■ What the exercise asks:
Return the lines exactly as they stand, from the first of the material through the line containing "const dtHours = 5 / 3600;".

■ Data shown:
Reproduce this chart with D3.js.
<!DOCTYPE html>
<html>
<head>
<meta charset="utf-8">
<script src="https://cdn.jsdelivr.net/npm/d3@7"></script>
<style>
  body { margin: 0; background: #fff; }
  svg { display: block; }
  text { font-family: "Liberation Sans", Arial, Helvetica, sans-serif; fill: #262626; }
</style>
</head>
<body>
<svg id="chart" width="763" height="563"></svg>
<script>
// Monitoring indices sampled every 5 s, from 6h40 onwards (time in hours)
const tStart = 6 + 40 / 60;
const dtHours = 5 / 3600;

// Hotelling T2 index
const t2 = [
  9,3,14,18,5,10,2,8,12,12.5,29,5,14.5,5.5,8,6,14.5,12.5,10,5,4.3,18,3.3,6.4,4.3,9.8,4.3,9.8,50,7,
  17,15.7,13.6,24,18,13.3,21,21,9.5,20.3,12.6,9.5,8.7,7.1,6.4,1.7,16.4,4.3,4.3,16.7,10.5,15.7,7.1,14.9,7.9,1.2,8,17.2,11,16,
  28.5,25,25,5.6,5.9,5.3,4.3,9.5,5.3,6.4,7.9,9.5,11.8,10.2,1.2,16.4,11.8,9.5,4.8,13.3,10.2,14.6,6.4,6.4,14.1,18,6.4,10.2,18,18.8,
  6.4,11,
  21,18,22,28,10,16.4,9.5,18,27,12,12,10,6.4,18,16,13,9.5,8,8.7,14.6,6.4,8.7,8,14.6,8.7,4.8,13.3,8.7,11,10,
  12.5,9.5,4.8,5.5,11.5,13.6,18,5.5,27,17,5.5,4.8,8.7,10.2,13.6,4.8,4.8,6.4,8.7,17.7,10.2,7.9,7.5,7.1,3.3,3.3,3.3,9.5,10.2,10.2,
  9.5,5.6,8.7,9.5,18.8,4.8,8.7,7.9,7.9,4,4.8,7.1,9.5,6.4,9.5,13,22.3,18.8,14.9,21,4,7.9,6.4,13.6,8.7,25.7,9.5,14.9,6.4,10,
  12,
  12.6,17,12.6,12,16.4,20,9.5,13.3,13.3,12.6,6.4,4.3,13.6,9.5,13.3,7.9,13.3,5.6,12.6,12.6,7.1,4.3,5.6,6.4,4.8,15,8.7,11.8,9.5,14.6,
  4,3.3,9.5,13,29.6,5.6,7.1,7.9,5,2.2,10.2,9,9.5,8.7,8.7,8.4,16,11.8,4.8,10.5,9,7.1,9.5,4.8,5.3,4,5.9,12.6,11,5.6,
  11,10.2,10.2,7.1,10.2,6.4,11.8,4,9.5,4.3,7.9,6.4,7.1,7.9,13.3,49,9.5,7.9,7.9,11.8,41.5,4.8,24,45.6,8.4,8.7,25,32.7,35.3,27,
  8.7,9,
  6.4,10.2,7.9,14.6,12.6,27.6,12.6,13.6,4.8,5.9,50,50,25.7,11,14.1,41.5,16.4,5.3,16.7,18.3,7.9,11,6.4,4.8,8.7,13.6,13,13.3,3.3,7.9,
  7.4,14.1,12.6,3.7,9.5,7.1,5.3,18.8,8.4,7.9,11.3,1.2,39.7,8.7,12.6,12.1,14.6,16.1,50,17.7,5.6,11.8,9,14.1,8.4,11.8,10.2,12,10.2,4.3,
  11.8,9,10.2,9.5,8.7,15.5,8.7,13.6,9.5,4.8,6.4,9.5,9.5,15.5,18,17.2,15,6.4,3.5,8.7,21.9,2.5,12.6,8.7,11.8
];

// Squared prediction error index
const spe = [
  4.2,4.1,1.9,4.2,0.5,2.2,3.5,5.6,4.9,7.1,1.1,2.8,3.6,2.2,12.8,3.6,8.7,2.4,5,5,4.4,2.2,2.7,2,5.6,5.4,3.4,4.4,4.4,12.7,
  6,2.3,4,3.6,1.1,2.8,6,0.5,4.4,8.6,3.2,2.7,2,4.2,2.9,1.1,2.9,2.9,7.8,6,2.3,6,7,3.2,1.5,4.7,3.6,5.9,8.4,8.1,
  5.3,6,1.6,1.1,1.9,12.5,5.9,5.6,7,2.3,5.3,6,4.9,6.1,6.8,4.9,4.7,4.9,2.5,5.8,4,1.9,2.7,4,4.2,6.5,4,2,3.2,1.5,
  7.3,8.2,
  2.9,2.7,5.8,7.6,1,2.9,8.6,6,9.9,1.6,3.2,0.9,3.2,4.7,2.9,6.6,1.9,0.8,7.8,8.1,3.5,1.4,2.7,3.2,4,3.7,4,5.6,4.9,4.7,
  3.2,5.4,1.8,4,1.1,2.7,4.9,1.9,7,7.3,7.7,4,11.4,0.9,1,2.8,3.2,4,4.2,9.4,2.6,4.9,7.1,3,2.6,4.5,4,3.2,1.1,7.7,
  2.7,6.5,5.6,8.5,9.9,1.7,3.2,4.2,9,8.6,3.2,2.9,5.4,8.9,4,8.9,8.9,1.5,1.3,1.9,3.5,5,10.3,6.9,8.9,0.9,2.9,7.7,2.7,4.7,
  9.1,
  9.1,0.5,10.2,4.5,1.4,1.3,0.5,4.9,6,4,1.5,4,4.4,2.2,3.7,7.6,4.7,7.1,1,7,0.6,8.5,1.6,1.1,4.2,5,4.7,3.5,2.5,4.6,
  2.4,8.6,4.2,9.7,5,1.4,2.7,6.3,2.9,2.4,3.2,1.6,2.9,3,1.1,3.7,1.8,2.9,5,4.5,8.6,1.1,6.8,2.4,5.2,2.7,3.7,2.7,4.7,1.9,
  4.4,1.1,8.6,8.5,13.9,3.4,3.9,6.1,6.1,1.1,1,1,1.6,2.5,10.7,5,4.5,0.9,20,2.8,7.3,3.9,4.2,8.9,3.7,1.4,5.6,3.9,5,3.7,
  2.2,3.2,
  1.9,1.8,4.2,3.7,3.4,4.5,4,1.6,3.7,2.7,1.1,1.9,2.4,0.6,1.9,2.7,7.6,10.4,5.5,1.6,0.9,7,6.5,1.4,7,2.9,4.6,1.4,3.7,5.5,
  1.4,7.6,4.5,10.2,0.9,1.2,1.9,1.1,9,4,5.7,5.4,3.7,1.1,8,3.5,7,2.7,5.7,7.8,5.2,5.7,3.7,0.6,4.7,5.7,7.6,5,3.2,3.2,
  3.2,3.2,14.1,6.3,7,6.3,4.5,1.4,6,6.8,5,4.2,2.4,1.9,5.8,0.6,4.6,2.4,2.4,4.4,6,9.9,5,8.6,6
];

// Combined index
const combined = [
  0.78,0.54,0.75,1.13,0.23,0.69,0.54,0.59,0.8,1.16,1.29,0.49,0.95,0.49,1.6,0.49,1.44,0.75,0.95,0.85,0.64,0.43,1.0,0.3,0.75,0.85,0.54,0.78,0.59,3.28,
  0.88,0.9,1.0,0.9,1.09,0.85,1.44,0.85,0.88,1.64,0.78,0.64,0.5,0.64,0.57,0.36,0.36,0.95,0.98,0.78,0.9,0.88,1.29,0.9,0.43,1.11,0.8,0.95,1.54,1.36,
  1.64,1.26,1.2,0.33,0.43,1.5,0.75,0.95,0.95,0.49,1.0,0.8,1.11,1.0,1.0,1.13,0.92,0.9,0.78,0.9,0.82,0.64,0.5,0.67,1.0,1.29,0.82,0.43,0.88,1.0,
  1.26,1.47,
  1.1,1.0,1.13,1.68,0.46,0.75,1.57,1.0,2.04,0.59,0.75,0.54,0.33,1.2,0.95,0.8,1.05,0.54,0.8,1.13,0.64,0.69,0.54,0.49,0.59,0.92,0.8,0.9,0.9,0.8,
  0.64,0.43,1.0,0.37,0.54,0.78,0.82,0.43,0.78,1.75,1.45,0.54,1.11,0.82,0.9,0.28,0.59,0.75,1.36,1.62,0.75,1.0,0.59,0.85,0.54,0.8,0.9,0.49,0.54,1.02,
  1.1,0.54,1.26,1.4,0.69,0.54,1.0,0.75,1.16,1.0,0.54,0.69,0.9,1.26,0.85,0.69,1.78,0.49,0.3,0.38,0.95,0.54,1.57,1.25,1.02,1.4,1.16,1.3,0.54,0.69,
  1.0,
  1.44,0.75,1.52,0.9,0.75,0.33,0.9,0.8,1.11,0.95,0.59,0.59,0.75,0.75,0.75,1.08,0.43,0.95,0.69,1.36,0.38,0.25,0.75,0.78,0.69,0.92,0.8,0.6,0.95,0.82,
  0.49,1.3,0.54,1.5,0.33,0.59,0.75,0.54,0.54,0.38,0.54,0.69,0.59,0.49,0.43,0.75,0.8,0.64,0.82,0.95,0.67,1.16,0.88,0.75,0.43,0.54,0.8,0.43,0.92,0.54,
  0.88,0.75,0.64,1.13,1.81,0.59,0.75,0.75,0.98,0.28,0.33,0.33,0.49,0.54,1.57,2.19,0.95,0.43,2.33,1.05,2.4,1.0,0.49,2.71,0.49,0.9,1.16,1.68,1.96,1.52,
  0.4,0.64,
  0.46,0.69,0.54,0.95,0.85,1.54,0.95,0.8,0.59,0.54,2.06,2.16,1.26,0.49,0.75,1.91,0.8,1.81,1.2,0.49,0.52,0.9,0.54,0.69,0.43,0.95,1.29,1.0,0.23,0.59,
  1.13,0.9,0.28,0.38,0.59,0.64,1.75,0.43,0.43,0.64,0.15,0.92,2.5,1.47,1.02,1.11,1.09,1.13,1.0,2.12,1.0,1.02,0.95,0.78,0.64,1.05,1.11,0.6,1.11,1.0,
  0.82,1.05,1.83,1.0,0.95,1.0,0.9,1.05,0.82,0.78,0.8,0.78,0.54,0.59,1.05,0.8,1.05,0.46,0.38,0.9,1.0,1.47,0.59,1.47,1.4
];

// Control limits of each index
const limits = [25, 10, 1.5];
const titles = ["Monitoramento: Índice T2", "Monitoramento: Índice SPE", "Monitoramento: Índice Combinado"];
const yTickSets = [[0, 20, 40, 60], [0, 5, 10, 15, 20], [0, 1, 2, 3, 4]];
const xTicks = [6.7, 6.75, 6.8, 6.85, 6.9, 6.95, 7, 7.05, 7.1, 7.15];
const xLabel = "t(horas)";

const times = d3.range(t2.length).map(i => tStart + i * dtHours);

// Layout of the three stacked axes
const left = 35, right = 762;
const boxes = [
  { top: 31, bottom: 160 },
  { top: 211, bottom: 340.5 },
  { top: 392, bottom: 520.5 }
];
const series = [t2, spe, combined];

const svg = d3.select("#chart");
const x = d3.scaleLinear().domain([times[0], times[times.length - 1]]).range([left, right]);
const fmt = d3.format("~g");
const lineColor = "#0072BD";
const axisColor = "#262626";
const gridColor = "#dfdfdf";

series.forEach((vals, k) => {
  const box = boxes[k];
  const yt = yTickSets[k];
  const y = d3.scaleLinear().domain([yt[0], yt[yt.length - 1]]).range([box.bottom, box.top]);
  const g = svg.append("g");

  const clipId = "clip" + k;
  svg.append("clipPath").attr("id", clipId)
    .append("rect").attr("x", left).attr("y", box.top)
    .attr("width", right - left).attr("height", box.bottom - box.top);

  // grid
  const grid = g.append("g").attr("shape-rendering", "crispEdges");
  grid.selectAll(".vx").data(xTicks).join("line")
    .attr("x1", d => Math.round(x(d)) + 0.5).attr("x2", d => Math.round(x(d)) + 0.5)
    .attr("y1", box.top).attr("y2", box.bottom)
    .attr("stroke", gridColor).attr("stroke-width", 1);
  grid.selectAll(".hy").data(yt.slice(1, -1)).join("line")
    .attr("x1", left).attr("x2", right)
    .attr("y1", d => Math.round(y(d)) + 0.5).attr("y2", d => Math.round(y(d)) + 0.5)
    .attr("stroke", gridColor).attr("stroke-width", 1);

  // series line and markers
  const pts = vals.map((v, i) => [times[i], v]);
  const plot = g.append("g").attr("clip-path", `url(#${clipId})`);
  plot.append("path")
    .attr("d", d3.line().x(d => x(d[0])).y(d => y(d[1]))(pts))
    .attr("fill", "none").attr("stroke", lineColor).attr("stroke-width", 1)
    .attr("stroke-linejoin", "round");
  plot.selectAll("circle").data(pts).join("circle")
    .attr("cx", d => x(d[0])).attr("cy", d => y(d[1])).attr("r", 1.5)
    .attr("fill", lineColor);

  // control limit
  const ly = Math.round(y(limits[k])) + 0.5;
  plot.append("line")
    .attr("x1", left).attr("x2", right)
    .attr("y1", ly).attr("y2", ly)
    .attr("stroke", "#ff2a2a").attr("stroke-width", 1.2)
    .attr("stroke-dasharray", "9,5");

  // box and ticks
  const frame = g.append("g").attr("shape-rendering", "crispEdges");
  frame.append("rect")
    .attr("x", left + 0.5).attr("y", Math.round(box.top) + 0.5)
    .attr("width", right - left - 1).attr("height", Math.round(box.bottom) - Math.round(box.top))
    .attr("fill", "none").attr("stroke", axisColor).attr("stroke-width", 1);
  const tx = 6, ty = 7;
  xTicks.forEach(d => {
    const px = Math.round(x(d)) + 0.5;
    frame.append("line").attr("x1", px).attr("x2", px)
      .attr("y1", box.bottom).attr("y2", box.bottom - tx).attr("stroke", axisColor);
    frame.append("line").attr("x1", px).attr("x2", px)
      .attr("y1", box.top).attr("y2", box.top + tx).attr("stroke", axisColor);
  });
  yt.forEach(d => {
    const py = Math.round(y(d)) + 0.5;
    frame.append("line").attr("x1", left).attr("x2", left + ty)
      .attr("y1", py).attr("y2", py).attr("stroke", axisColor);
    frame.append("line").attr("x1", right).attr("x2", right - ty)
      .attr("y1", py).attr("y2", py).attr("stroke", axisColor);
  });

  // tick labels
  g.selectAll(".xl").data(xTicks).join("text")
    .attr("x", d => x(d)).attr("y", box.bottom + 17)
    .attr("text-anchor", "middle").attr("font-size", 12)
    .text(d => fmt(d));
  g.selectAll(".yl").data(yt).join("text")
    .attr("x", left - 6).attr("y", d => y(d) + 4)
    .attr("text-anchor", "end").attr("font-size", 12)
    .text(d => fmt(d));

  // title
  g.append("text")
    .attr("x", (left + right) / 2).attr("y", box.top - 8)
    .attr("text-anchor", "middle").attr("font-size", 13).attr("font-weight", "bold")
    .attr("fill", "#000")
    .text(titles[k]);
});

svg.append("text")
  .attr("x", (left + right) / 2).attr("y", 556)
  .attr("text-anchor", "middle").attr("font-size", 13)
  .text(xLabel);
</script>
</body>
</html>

■ Solution for this problem:
Reproduce this chart with D3.js.
<!DOCTYPE html>
<html>
<head>
<meta charset="utf-8">
<script src="https://cdn.jsdelivr.net/npm/d3@7"></script>
<style>
  body { margin: 0; background: #fff; }
  svg { display: block; }
  text { font-family: "Liberation Sans", Arial, Helvetica, sans-serif; fill: #262626; }
</style>
</head>
<body>
<svg id="chart" width="763" height="563"></svg>
<script>
// Monitoring indices sampled every 5 s, from 6h40 onwards (time in hours)
const tStart = 6 + 40 / 60;
const dtHours = 5 / 3600;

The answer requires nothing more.